[Data items]
========================
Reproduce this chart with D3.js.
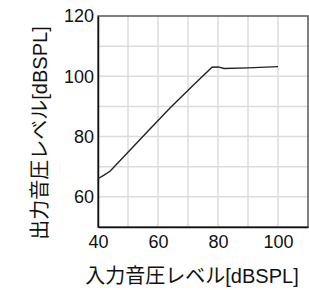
<!DOCTYPE html>
<html>
<head>
<meta charset="utf-8">
<script src="https://cdn.jsdelivr.net/npm/d3@7"></script>
<style>
body { margin: 0; background: #fff; }
text { font-family: "Liberation Sans", Arial, "Noto Sans CJK JP", sans-serif; }
</style>
</head>
<body>
<div id="chart"></div>
<script>
// input level vs output level
var inputLevel  = [40, 42, 44, 50, 57, 64, 72, 78, 80, 82, 90, 100];
var outputLevel = [66, 67.2, 68.5, 74.8, 82.2, 89.5, 97.3, 103, 103.1, 102.6, 102.8, 103.2];
var xTicks = [40, 60, 80, 100];
var yTicks = [60, 80, 100, 120];
var xLabel = "入力音圧レベル[dBSPL]";
var yLabel = "出力音圧レベル[dBSPL]";

var margin = {top: 16, right: 1, bottom: 63, left: 98},
    width = 309 - margin.left - margin.right,
    height = 290 - margin.top - margin.bottom;

var svg = d3.select("#chart")
  .append("svg")
  .attr("width", 309)
  .attr("height", 290)
  .append("g")
  .attr("transform", "translate(" + margin.left + "," + margin.top + ")");

var x = d3.scaleLinear().domain([40, 110]).range([0, width]);
var y = d3.scaleLinear().domain([50, 120]).range([height, 0]);

// grid every 10
svg.append("g")
  .selectAll("line")
  .data(d3.range(50, 110, 10))
  .join("line")
  .attr("x1", d => x(d)).attr("x2", d => x(d))
  .attr("y1", 0).attr("y2", height)
  .attr("stroke", "#dcdcdc").attr("stroke-width", 1.5);

svg.append("g")
  .selectAll("line")
  .data(d3.range(60, 120, 10))
  .join("line")
  .attr("y1", d => y(d)).attr("y2", d => y(d))
  .attr("x1", 0).attr("x2", width)
  .attr("stroke", "#dcdcdc").attr("stroke-width", 1.5);

// frame
svg.append("rect")
  .attr("x", 0).attr("y", 0)
  .attr("width", width).attr("height", height)
  .attr("fill", "none")
  .attr("stroke", "#555").attr("stroke-width", 1.5);

var xAxis = svg.append("g")
  .attr("transform", "translate(0," + height + ")")
  .call(d3.axisBottom(x).tickValues(xTicks).tickSize(0).tickPadding(8));
var yAxis = svg.append("g")
  .call(d3.axisLeft(y).tickValues(yTicks).tickSize(0).tickPadding(4));

[xAxis, yAxis].forEach(function(a){
  a.select(".domain").attr("stroke", "#111").attr("stroke-width", 1.5);
  a.selectAll("text")
    .attr("fill", "#111")
    .style("font-size", "18px");
});

// curve
var line = d3.line()
  .x((d, i) => x(inputLevel[i]))
  .y(d => y(d));

svg.append("path")
  .datum(outputLevel)
  .attr("d", line)
  .attr("fill", "none")
  .attr("stroke", "#222")
  .attr("stroke-width", 1.4);

// axis titles
svg.append("text")
  .attr("x", 94)
  .attr("y", 260)
  .attr("text-anchor", "middle")
  .attr("dominant-baseline", "central")
  .attr("fill", "#111")
  .style("font-size", "20px")
  .text(xLabel);

svg.append("text")
  .attr("transform", "translate(-58," + 117 + ") rotate(-90)")
  .attr("text-anchor", "middle")
  .attr("dominant-baseline", "central")
  .attr("fill", "#111")
  .style("font-size", "20px")
  .text(yLabel);
</script>
</body>
</html>
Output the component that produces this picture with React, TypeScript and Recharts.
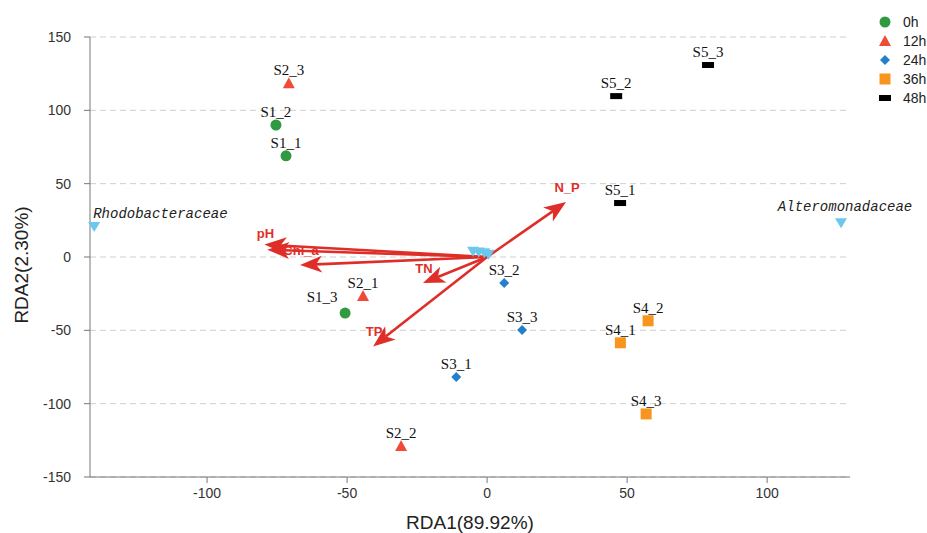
========================
▸ SET EXERCISE
Can you repeat every record above exactly, apart from the pictures?

▸ SOLUTION
Reproduce this chart with D3.js.
<!DOCTYPE html>
<html>
<head>
<meta charset="utf-8">
<script src="https://cdn.jsdelivr.net/npm/d3@7"></script>
<style>
body { margin: 0; background: #fff; }
text { font-family: "Liberation Sans", Arial, "Noto Sans CJK JP", sans-serif; }
</style>
</head>
<body>
<div id="chart"></div>
<script>
// input level vs output level
var inputLevel  = [40, 42, 44, 50, 57, 64, 72, 78, 80, 82, 90, 100];
var outputLevel = [66, 67.2, 68.5, 74.8, 82.2, 89.5, 97.3, 103, 103.1, 102.6, 102.8, 103.2];
var xTicks = [40, 60, 80, 100];
var yTicks = [60, 80, 100, 120];
var xLabel = "入力音圧レベル[dBSPL]";
var yLabel = "出力音圧レベル[dBSPL]";

var margin = {top: 16, right: 1, bottom: 63, left: 98},
    width = 309 - margin.left - margin.right,
    height = 290 - margin.top - margin.bottom;

var svg = d3.select("#chart")
  .append("svg")
  .attr("width", 309)
  .attr("height", 290)
  .append("g")
  .attr("transform", "translate(" + margin.left + "," + margin.top + ")");

var x = d3.scaleLinear().domain([40, 110]).range([0, width]);
var y = d3.scaleLinear().domain([50, 120]).range([height, 0]);

// grid every 10
svg.append("g")
  .selectAll("line")
  .data(d3.range(50, 110, 10))
  .join("line")
  .attr("x1", d => x(d)).attr("x2", d => x(d))
  .attr("y1", 0).attr("y2", height)
  .attr("stroke", "#dcdcdc").attr("stroke-width", 1.5);

svg.append("g")
  .selectAll("line")
  .data(d3.range(60, 120, 10))
  .join("line")
  .attr("y1", d => y(d)).attr("y2", d => y(d))
  .attr("x1", 0).attr("x2", width)
  .attr("stroke", "#dcdcdc").attr("stroke-width", 1.5);

// frame
svg.append("rect")
  .attr("x", 0).attr("y", 0)
  .attr("width", width).attr("height", height)
  .attr("fill", "none")
  .attr("stroke", "#555").attr("stroke-width", 1.5);

var xAxis = svg.append("g")
  .attr("transform", "translate(0," + height + ")")
  .call(d3.axisBottom(x).tickValues(xTicks).tickSize(0).tickPadding(8));
var yAxis = svg.append("g")
  .call(d3.axisLeft(y).tickValues(yTicks).tickSize(0).tickPadding(4));

[xAxis, yAxis].forEach(function(a){
  a.select(".domain").attr("stroke", "#111").attr("stroke-width", 1.5);
  a.selectAll("text")
    .attr("fill", "#111")
    .style("font-size", "18px");
});

// curve
var line = d3.line()
  .x((d, i) => x(inputLevel[i]))
  .y(d => y(d));

svg.append("path")
  .datum(outputLevel)
  .attr("d", line)
  .attr("fill", "none")
  .attr("stroke", "#222")
  .attr("stroke-width", 1.4);

// axis titles
svg.append("text")
  .attr("x", 94)
  .attr("y", 260)
  .attr("text-anchor", "middle")
  .attr("dominant-baseline", "central")
  .attr("fill", "#111")
  .style("font-size", "20px")
  .text(xLabel);

svg.append("text")
  .attr("transform", "translate(-58," + 117 + ") rotate(-90)")
  .attr("text-anchor", "middle")
  .attr("dominant-baseline", "central")
  .attr("fill", "#111")
  .style("font-size", "20px")
  .text(yLabel);
</script>
</body>
</html>
Output the component that produces this picture with React, TypeScript and Recharts.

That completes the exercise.